Schnitzler was considered very risqué in his time – indeed one of his plays, La Ronde, was banned by censors (before becoming, many decades later, a West End hit re-written by David Hare as The Blue Room). Sex and the sexual impulse looms very large in this story, but it’s not the tale of a cheating husband, as neither Fridolin nor Albertine act upon their desires. Instead, they both entertain, often out loud to one another, the idea of infidelity, which seems to give their marriage a sexual frisson. I certainly found this more erotic than the far more overtly sexual Anaïs Nin book I reacted to a couple of weeks ago. Less is more.

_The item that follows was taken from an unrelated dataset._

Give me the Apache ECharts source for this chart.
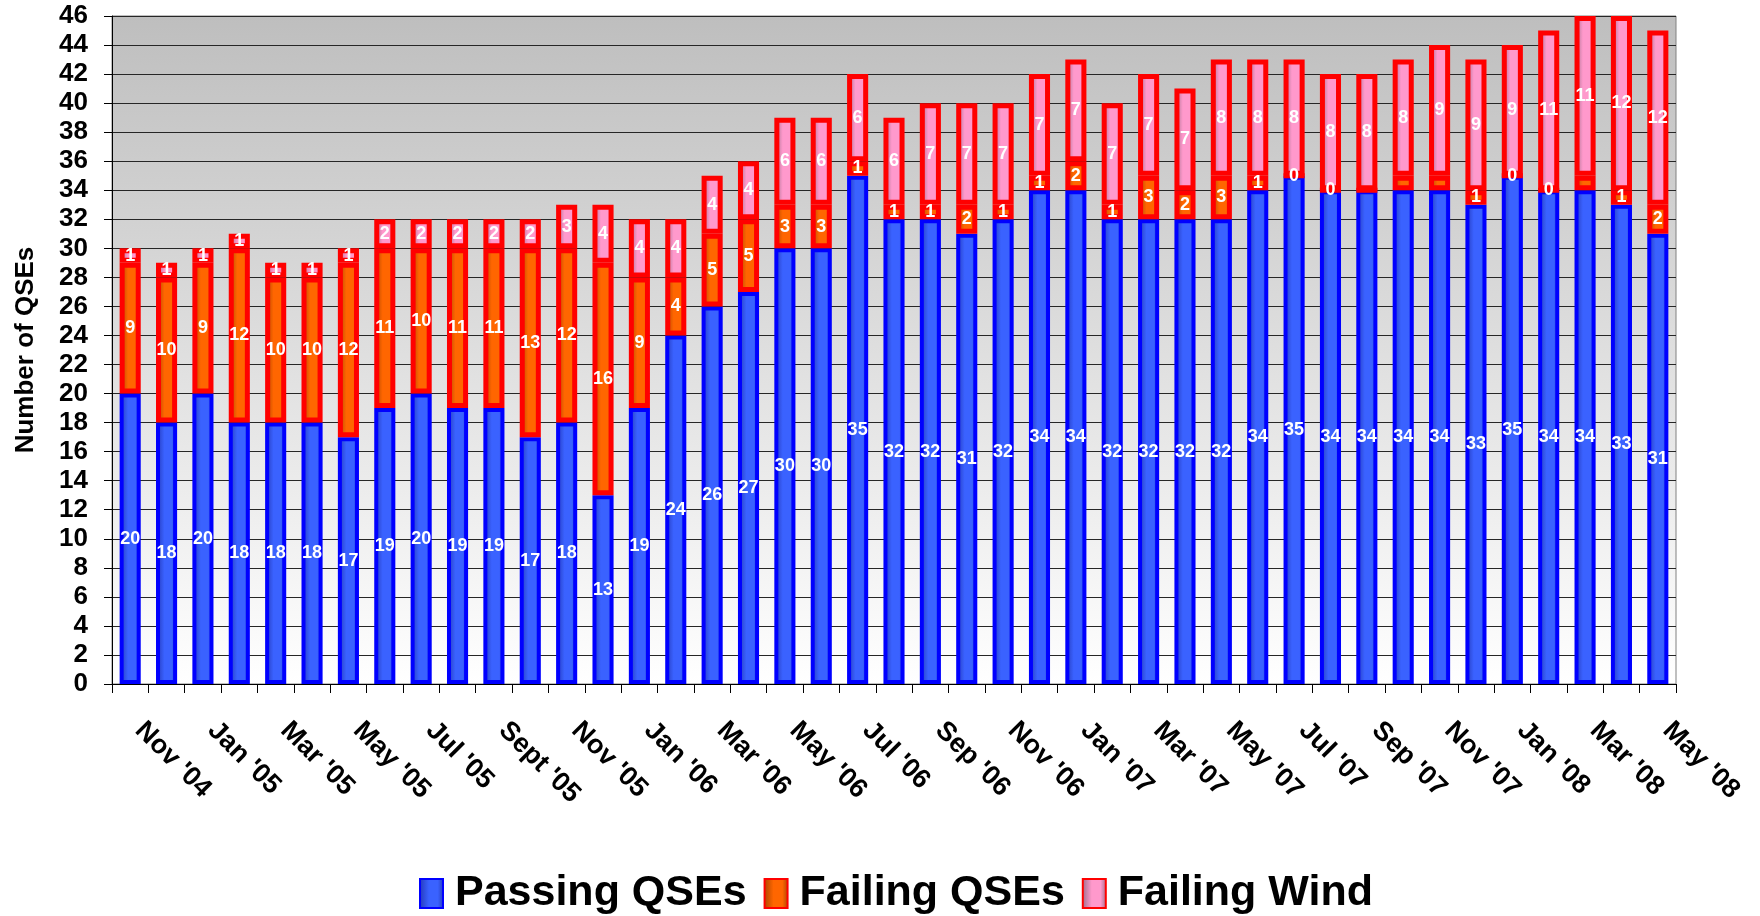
<!DOCTYPE html>
<html>
<head>
<meta charset="utf-8">
<title>QSE monthly results</title>
<script src="https://cdn.jsdelivr.net/npm/echarts@6/dist/echarts.min.js"></script>
<style>
  html, body { margin: 0; padding: 0; background: #fff; }
  #chart { width: 1760px; height: 916px; }
</style>
</head>
<body>
<div id="chart"></div>
<script>
// one category per month, Nov '04 .. May '08 (only every other one gets a label)
const months = [
  "Nov '04", "Dec '04", "Jan '05", "Feb '05", "Mar '05", "Apr '05", "May '05", "Jun '05",
  "Jul '05", "Aug '05", "Sept '05", "Oct '05", "Nov '05", "Dec '05", "Jan '06", "Feb '06",
  "Mar '06", "Apr '06", "May '06", "Jun '06", "Jul '06", "Aug '06", "Sep '06", "Oct '06",
  "Nov '06", "Dec '06", "Jan '07", "Feb '07", "Mar '07", "Apr '07", "May '07", "Jun '07",
  "Jul '07", "Aug '07", "Sep '07", "Oct '07", "Nov '07", "Dec '07", "Jan '08", "Feb '08",
  "Mar '08", "Apr '08", "May '08"
]

const passingQSEs = [
  20, 18, 20, 18, 18, 18, 17, 19, 20, 19, 19, 17, 18, 13, 19, 24, 26, 27, 30, 30, 35, 32,
  32, 31, 32, 34, 34, 32, 32, 32, 32, 34, 35, 34, 34, 34, 34, 33, 35, 34, 34, 33, 31
]
const failingQSEs = [
  9, 10, 9, 12, 10, 10, 12, 11, 10, 11, 11, 13, 12, 16, 9, 4, 5, 5, 3, 3, 1, 1,
  1, 2, 1, 1, 2, 1, 3, 2, 3, 1, 0, 0, 0, 1, 1, 1, 0, 0, 1, 1, 2
]
const failingWind = [
  1, 1, 1, 1, 1, 1, 1, 2, 2, 2, 2, 2, 3, 4, 4, 4, 4, 4, 6, 6, 6, 6,
  7, 7, 7, 7, 7, 7, 7, 7, 8, 8, 8, 8, 8, 8, 9, 9, 9, 11, 11, 12, 12
]
// segments whose value label is not printed in the original
const failingQSEsNoLabel = [34, 35, 36, 40]

const font = "'Liberation Sans', Arial, sans-serif"

function barFill(edge, mid) {
  return {
    type: 'linear', x: 0, y: 0, x2: 1, y2: 0,
    colorStops: [
      { offset: 0, color: edge },
      { offset: 0.4, color: mid },
      { offset: 0.75, color: mid },
      { offset: 1, color: edge }
    ]
  }
}

const valueLabel = {
  show: true,
  position: 'inside',
  color: '#fff',
  fontFamily: font,
  fontWeight: 'bold',
  fontSize: 18
}

const chart = echarts.init(document.getElementById('chart'))

chart.setOption({
  animation: false,
  textStyle: { fontFamily: font },
  grid: {
    left: 112, right: 84, top: 16, bottom: 232,
    show: true,
    borderColor: '#808080',
    borderWidth: 1,
    backgroundColor: {
      type: 'linear', x: 0, y: 0, x2: 0, y2: 1,
      colorStops: [
        { offset: 0, color: '#bebebe' },
        { offset: 1, color: '#ffffff' }
      ]
    }
  },
  legend: {
    left: 414,
    top: 867,
    icon: 'rect',
    itemWidth: 23,
    itemHeight: 29,
    itemGap: 17,
    textStyle: {
      color: '#000', fontFamily: font, fontWeight: 'bold', fontSize: 43,
      padding: [0, 0, 0, 7]
    },
    data: ['Passing QSEs', 'Failing QSEs', 'Failing Wind']
  },
  xAxis: {
    type: 'category',
    data: months,
    axisLine: { lineStyle: { color: '#000', width: 1 } },
    axisTick: { show: true, interval: 0, length: 9, lineStyle: { color: '#000' } },
    axisLabel: {
      interval: 1,
      rotate: -45,
      margin: 33,
      padding: [0, 0, 26, 13],
      color: '#000',
      fontFamily: font,
      fontWeight: 'bold',
      fontSize: 27
    }
  },
  yAxis: {
    type: 'value',
    min: 0,
    max: 46,
    interval: 2,
    name: 'Number of QSEs',
    nameLocation: 'middle',
    nameGap: 73,
    nameTextStyle: { color: '#000', fontFamily: font, fontWeight: 'bold', fontSize: 26 },
    axisLine: { show: true, lineStyle: { color: '#000', width: 1 } },
    axisTick: { show: true, length: 8, lineStyle: { color: '#000' } },
    axisLabel: { margin: 24, color: '#000', fontFamily: font, fontWeight: 'bold', fontSize: 26 },
    splitLine: { lineStyle: { color: '#262626', width: 1 } }
  },
  series: [
    {
      name: 'Passing QSEs',
      type: 'bar',
      stack: 'total',
      barWidth: '58%',
      data: passingQSEs,
      label: valueLabel,
      itemStyle: { color: barFill('#2438b8', '#3a62ff'), borderColor: '#0000ff', borderWidth: 4 }
    },
    {
      name: 'Failing QSEs',
      type: 'bar',
      stack: 'total',
      data: failingQSEs.map((v, i) =>
        failingQSEsNoLabel.includes(i) ? { value: v, label: { show: false } } : v),
      label: valueLabel,
      itemStyle: { color: barFill('#a84400', '#ff6600'), borderColor: '#ff0000', borderWidth: 5 }
    },
    {
      name: 'Failing Wind',
      type: 'bar',
      stack: 'total',
      data: failingWind,
      label: valueLabel,
      itemStyle: { color: barFill('#9a6c88', '#ff99cc'), borderColor: '#ff0000', borderWidth: 5 }
    }
  ]
})

window.addEventListener('resize', () => chart.resize())
</script>
</body>
</html>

As a trained doctor and contemporary of Sigmund Freud, Schnitzler’s book must be seen in the context of new theories about dreams and the subconscious. In the introduction to my edition, Frederic Raphael points out that ‘traum’, the German word for dream, has the same root as our word for trauma – the lasting, largely subconscious emotional by-product of distressing events. As such, Schnitzler paints the image of a newly uncertain post World War I society ‘where, beneath the elegant surface, irrational motives made nonsense of constancy and a comedy of morals.’ I found this short book thought provoking, strange and beautiful.